L’usine made in France cherche son second souffle
L’usine made in France cherche son second souffle
LE MONDE ECONOMIE
Depuis 2009, notre pays a perdu 600 usines et la profitabilité de l’industrie manufacturière s’est effondrée. Mais le numérique pourrait lui permettre de rebondir.
Une banderole déployée par des manifestants, le 4 février, devant la mairie d’Amiens pour protester contre la fermeture de l’usine d’électroménager Whirlpool. | FRANCOIS NASCIMBENI / AFP
La France, combien d’usines ? On serait tenté de reprendre la célèbre formule de Staline à propos du Vatican (« Le pape, combien de divisions ? ») pour jauger la puissance d’un pays. Et à cette aune, la France fait pâle figure. Depuis 2009, selon l’observatoire Trendeo, près de 600 usines ont disparu de notre paysage national. Et ce chiffre est un solde net entre ouvertures et fermetures. Une illustration bien concrète du million d’emplois perdus dans ce secteur depuis 2000 et du glissement apparent de l’industrie dans la richesse nationale : 12 % du PIB aujourd’hui contre un quart dans les années soixante. Pourtant, du fond du trou dans lequel s’est enfoncée l’industrie hexagonale, une petite lumière scintille à nouveau. En 2016, pour la première fois depuis longtemps, il s’est créé, toujours selon Trendeo, autant d’entreprises (136) qu’il s’en est fermé.
Les problèmes ne sont pourtant pas réglés. Dans son passionnant livre La Société hyper-industrielle (Seuil, 128 pages, 11,80 euros), Pierre Veltz relativise les chiffres. Si l’on tient compte de la très forte baisse des prix des biens industriels par rapport aux services et que l’on inclut des activités de services très proches de l’industrie, comme les transports, l’eau, les déchets, l’énergie ou les télécommunications, la part de cette industrie au sens large dans la valeur ajoutée française a relativement peu varié, autour de 30 % du PIB.

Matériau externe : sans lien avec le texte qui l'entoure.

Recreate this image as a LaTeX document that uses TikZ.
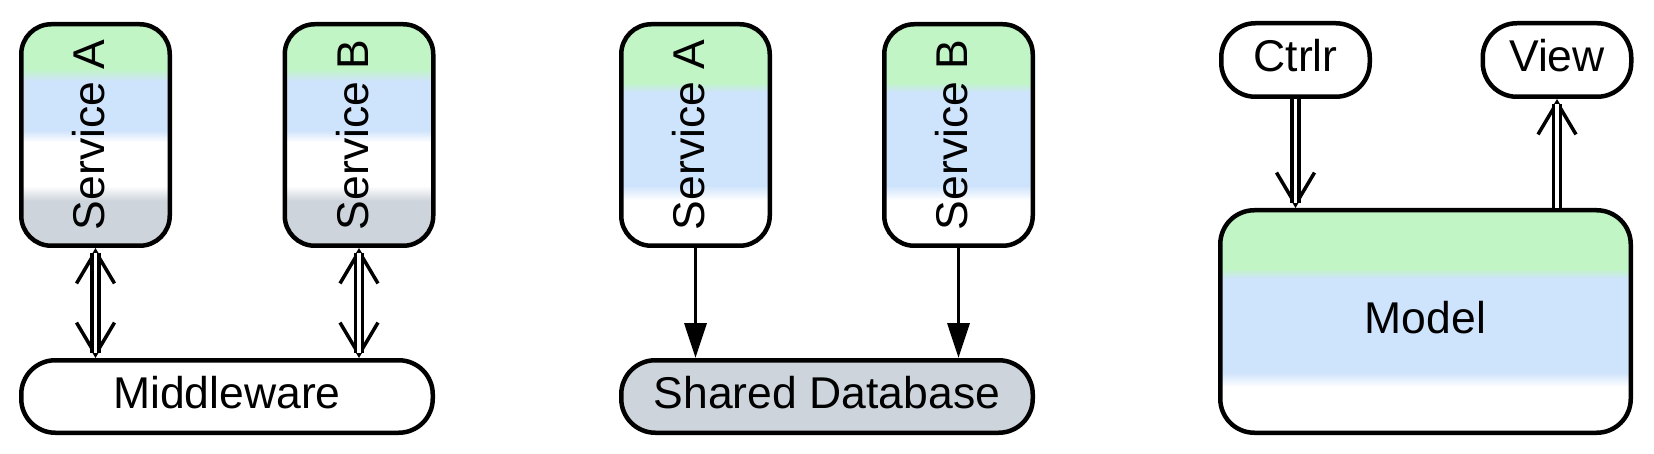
\documentclass[tikz,border=0pt]{standalone}
\usepackage{fontspec}
\usepackage{graphicx}
\setmainfont{Liberation Sans}
\usetikzlibrary{calc,arrows.meta}
\definecolor{cgreen}{RGB}{193,245,197}
\definecolor{cblue}{RGB}{206,227,252}
\definecolor{cgray}{RGB}{206,212,220}
\newcommand{\bandsolid}[3]{\fill[#1, sharp corners] ($(path picture bounding box.north west)!#2!(path picture bounding box.south west)$) rectangle ($(path picture bounding box.north east)!#3!(path picture bounding box.south east)$);}
\newcommand{\bandshade}[4]{\shade[top color=#1, bottom color=#2, sharp corners] ($(path picture bounding box.north west)!#3!(path picture bounding box.south west)$) rectangle ($(path picture bounding box.north east)!#4!(path picture bounding box.south east)$);}
\newcommand{\vlabel}[1]{\rotatebox{90}{\rule[-14pt]{0pt}{14pt}#1}}
\tikzset{
  box/.style={draw, line width=4.5pt, rounded corners=30pt, inner sep=0pt, fill=white,
    font=\fontsize{44.5pt}{53pt}\selectfont},
  hbox/.style={box, text height=31pt, text depth=7pt},
  svc/.style={box, minimum width=148.5pt, minimum height=221.5pt},
  wide/.style={hbox, minimum width=411.5pt, minimum height=72.5pt, rounded corners=34pt},
  small/.style={hbox, minimum width=148.5pt, minimum height=73.5pt, rounded corners=34pt},
  bandsfour/.style={path picture={
    \bandsolid{cgreen}{0}{0.201}
    \bandshade{cgreen}{cblue}{0.2}{0.258}
    \bandsolid{cblue}{0.257}{0.479}
    \bandshade{cblue}{white}{0.478}{0.532}
    \bandshade{white}{cgray}{0.73}{0.797}
    \bandsolid{cgray}{0.796}{1}}},
  bandsthree/.style={path picture={
    \bandsolid{cgreen}{0}{0.263}
    \bandshade{cgreen}{cblue}{0.262}{0.309}
    \bandsolid{cblue}{0.308}{0.729}
    \bandshade{cblue}{white}{0.728}{0.794}}},
  openv/.tip={Straight Barb[sharp, length=32pt, width=38pt, line width=3.5pt]},
  barbline/.style={draw=black, line width=3.5pt},
  dblconn/.style={draw=black, double=white, line width=3.4pt, double distance=3.5pt},
  solidconn/.style={draw=black, line width=3.5pt, -{Triangle[length=35pt, width=22pt]}}
}
\begin{document}
\begin{tikzpicture}[x=1pt, y=-1pt]
\useasboundingbox (0,0) rectangle (1654,454);
% panel 1
\node[svc, bandsfour] (sa1) at (95.5,135) {\vlabel{Service A}};
\node[svc, bandsfour] (sb1) at (359,135) {\vlabel{Service B}};
\node[wide] (mw) at (227,396.5) {Middleware};
\draw[barbline, openv-openv] (sa1.south) -- (sa1.south |- mw.north);
\draw[dblconn, shorten <=5pt, shorten >=5pt] (sa1.south) -- (sa1.south |- mw.north);
\draw[barbline, openv-openv] (sb1.south) -- (sb1.south |- mw.north);
\draw[dblconn, shorten <=5pt, shorten >=5pt] (sb1.south) -- (sb1.south |- mw.north);
% panel 2
\node[svc, bandsthree] (sa2) at (695.5,135) {\vlabel{Service A}};
\node[svc, bandsthree] (sb2) at (958.5,135) {\vlabel{Service B}};
\node[wide, fill=cgray] (db) at (827,396.5) {Shared Database};
\draw[solidconn] (sa2.south) -- (sa2.south |- db.north);
\draw[solidconn] (sb2.south) -- (sb2.south |- db.north);
% panel 3
\node[small] (ctrl) at (1295.5,60) {Ctrlr};
\node[small] (view) at (1557,60) {View};
\node[hbox, bandsthree, minimum width=410.5pt, minimum height=222.5pt, rounded corners=34pt] (model) at (1425.5,321.5) {Model};
\draw[barbline, -openv] (ctrl.south) -- (ctrl.south |- model.north);
\draw[dblconn, shorten >=5pt] (ctrl.south) -- (ctrl.south |- model.north);
\draw[barbline, -openv] (view.south |- model.north) -- (view.south);
\draw[dblconn, shorten >=5pt] (view.south |- model.north) -- (view.south);
\end{tikzpicture}
\end{document}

La profitabilité s’est effondrée
Il n’en reste pas moins que l’industrie manufacturière va mal. Sa profitabilité s’est effondrée de 70 % entre 2000 et 2014, entraînant fermeture d’usines, destruction d’emplois et chute de l’investissement. Un retard considérable que Max Blanchet, consultant chez Roland Berger, qualifie d’« obsolescence industrielle ». Le lobby industriel, qui, lui, n’a pas perdu de sa vigueur, tire à nouveau le signal d’alarme et réclame aux candidats à la présidentielle force baisses de charges et d’impôt pour redresser la situation.
« L’industrie est un levier incomparable de croissance et une arme anti-chômage », assure Philippe Varin, le président du Cercle de l’industrie, le lobby qui rassemble 38 grandes entreprises de France. Pour lui, le numérique est l’occasion rêvée pour la France de recoller au peloton de tête mondial. Cette révolution économique promet l’arrivée d’une nouvelle industrie dans les pays industrialisés, faite de petites unités très automatisées près des lieux de consommation, produisant à la demande des biens personnalisés.
Force est de constater que, pour l’instant, les entreprises n’ont pas démontré que ces allégements se traduisaient par un élan spectaculaire en matière de recherche et de montée en gamme de leurs produits, l’une des grandes raisons des difficultés françaises face à l’Allemagne. La solution proviendra autant d’un effort massif de l’Etat en matière d’éducation et de recherche que de mesures fiscales. Et surtout de l’obstination des industriels comme des pouvoirs publics à maintenir le cap sur le long chemin qui les attend.